Furthermore, other studies also ascertain that pain reduced moderately in people treated by cupping massage method23,26. Nevertheless, there is a major difference between the outcomes in both trials in terms of pain relief. Pain intensity went down by more than 50% in three weeks23 only, whereas pain reduced by 25% following three months of treatment in the other trials26 in chronic neck pain patients. Therapists and patients both were not blinded, small sample size and incomparability with other treatment groups are few of the short comings of these research work23,26. In comparison to the above excellent outcome, not much of a significant result was obtained when pulsatile cupping intervention was used for up to 12 weeks19. A similar kind of drawback was found in this study as well as discussed above. In spite of pain medication intake being allowed, the pain score did not decrease much. A whole trial was conducted and concluded by the same therapist involved in cupping. Hence, there is a high chance of bias in the conclusion of the trial. Moreover, various kinds of cupping techniques has been used in the studies. The biggest drawback of wet cupping is that it is not applicable for all people and all age groups13. Due to the sparse technique used, it is extremely difficult to confirm which type of therapy is effective in treating NP and LBP. Paucity of high-level of evidence is lacking in the current available literature.

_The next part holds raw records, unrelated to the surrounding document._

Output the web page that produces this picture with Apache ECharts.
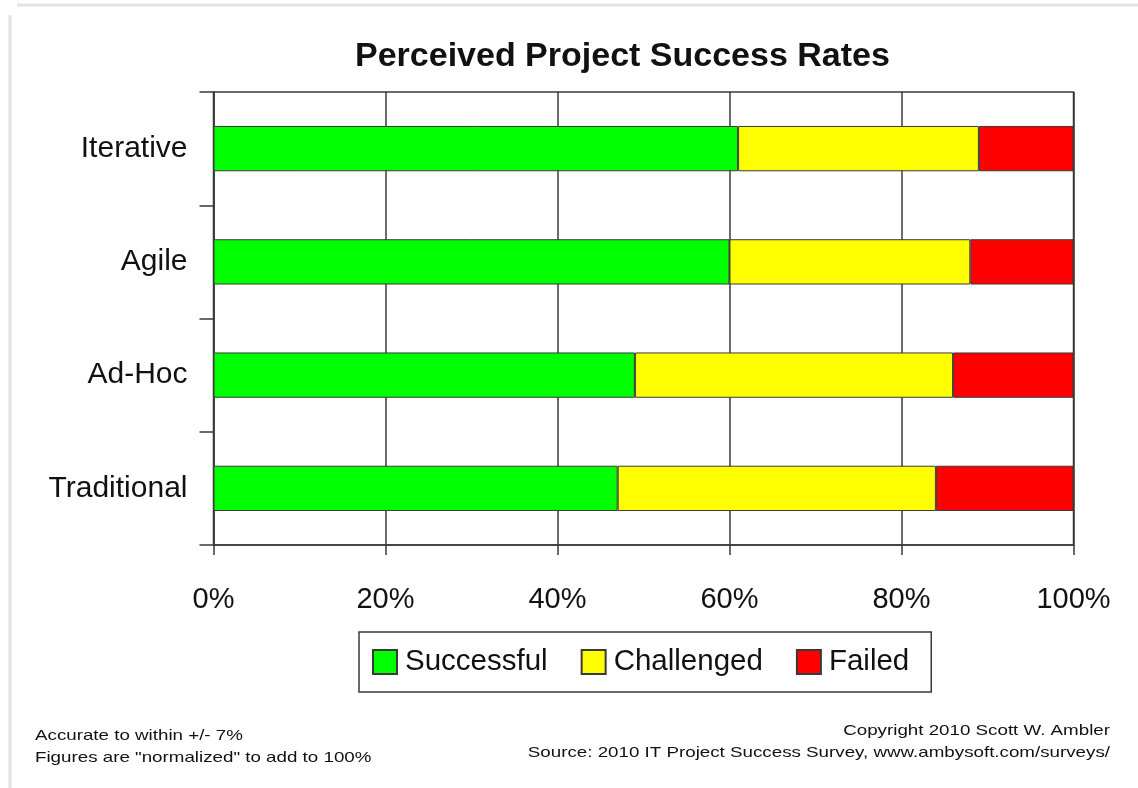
<!DOCTYPE html>
<html>
<head>
<meta charset="utf-8">
<script src="https://cdn.jsdelivr.net/npm/echarts@6/dist/echarts.min.js"></script>
<style>
  html, body { margin: 0; padding: 0; background: #fff; }
  #main { width: 1138px; height: 788px; }
</style>
</head>
<body>
<div id="main"></div>
<script>
const chart = echarts.init(document.getElementById("main"));

// data (percent)
const categories = ["Iterative", "Agile", "Ad-Hoc", "Traditional"];
const successful = [61, 60, 49, 47];
const challenged = [28, 28, 37, 37];
const failed = [11, 12, 14, 16];
const xTicks = [0, 20, 40, 60, 80, 100];

const FONT = "Liberation Sans, Arial, sans-serif";
const LINE = "#3a3a3a";

const barSeries = (name, data, color) => ({
  name: name,
  type: "bar",
  stack: "total",
  barCategoryGap: "60%",
  data: data,
  itemStyle: { color: color, borderColor: LINE, borderWidth: 1 },
});

// footer notes are drawn a bit stretched sideways, like in the source image
const note = (text, x, y, align) => ({
  type: "text",
  x: x,
  y: y,
  scaleX: 1.25,
  style: { text: text, font: "15px " + FONT, fill: "#111", align: align, verticalAlign: "middle" },
});

option = {
  backgroundColor: "#fff",
  animation: false,
  title: {
    text: "Perceived Project Success Rates",
    left: 350,
    top: 35,
    textStyle: { fontFamily: FONT, fontSize: 34, fontWeight: "bold", color: "#111" },
  },
  grid: {
    left: 213.5,
    right: 64.5,
    top: 92,
    bottom: 243,
    show: true,
    borderColor: LINE,
    borderWidth: 1.5,
  },
  legend: {
    data: ["Successful", "Challenged", "Failed"],
    left: 359,
    top: 632,
    orient: "horizontal",
    icon: "rect",
    itemWidth: 24,
    itemHeight: 24,
    itemGap: 33,
    padding: [15, 22, 15, 13],
    borderColor: LINE,
    borderWidth: 1.5,
    textStyle: { fontFamily: FONT, fontSize: 29.5, color: "#111", padding: [0, 0, 0, 3] },
  },
  xAxis: {
    type: "value",
    min: xTicks[0],
    max: xTicks[xTicks.length - 1],
    interval: xTicks[1] - xTicks[0],
    axisLine: { show: true, lineStyle: { color: LINE, width: 1.5 } },
    axisTick: { show: true, length: 10, lineStyle: { color: LINE, width: 1.5 } },
    splitLine: { show: true, lineStyle: { color: LINE, width: 1.5 } },
    axisLabel: {
      formatter: "{value}%",
      margin: 40,
      fontFamily: FONT,
      fontSize: 29,
      color: "#111",
    },
  },
  yAxis: {
    type: "category",
    data: categories,
    inverse: true,
    axisLine: { show: true, lineStyle: { color: LINE, width: 1.5 } },
    axisTick: { show: true, length: 14, interval: 0, lineStyle: { color: LINE, width: 1.5 } },
    splitLine: { show: false },
    axisLabel: { margin: 26, fontFamily: FONT, fontSize: 30, color: "#111" },
  },
  graphic: [
    // faint frame around the picture
    { type: "line", shape: { x1: 17, y1: 5, x2: 1138, y2: 5 }, style: { stroke: "#e2e2e2", lineWidth: 3 } },
    { type: "line", shape: { x1: 10, y1: 15, x2: 10, y2: 788 }, style: { stroke: "#e2e2e2", lineWidth: 3 } },
    note("Accurate to within +/- 7%", 35, 736, "left"),
    note("Figures are \"normalized\" to add to 100%", 35, 758, "left"),
    note("Copyright 2010 Scott W. Ambler", 1110, 731, "right"),
    note("Source: 2010 IT Project Success Survey, www.ambysoft.com/surveys/", 1110, 753, "right"),
  ],
  series: [
    barSeries("Successful", successful, "#00ff00"),
    barSeries("Challenged", challenged, "#ffff00"),
    barSeries("Failed", failed, "#ff0000"),
  ],
};

chart.setOption(option);
</script>
</body>
</html>
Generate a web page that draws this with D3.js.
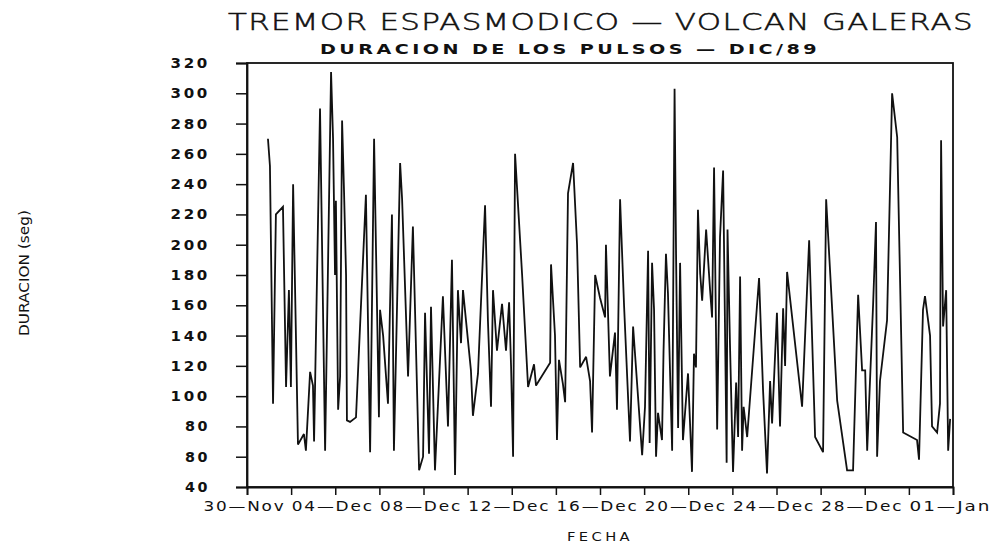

Additionally, all the studies have a small sample size, weak strength of studies and no comparison of cupping with placebo are the major drawbacks of the current literature. Furthermore, a considerable number of people left the study including the experimental group during research work. This raises doubt on the conduct, transparency and efficiency of the study and its outcome.

Similarly, there is ambiguity in the specific points of cupping for LBP and NP. These findings could be due to the fact that it is still not a widely used treatment method in clinical settings around the world. Additionally, many people do not trust complementary medicine techniques due to its lack of evidence. Thus, the sample size remains the core issue in the available studies. As a consequence, implication of cupping therapy in clinical settings cannot be emphasised due to lack of strong evidence.

Besides the above discussed issues, the number of available scientific research is limited. Only eight studies were found for analysis regarding the efficacy of cupping, which is a very low number. More research work has been done, but it is not in English and has not been included in this review. Hence, the limitation of this review is the unavailability of studies to draw a definitive conclusion.


Cupping therapy can be a useful adjunct to the other available conventional methods for nonspecific NP and LBP. Current research suggests pain reduction with cupping therapy treatment. However, limited studies, low-quality studies, weak evidences and a small sample size in published trials are suggestive of future high-quality studies for affirmative conclusion.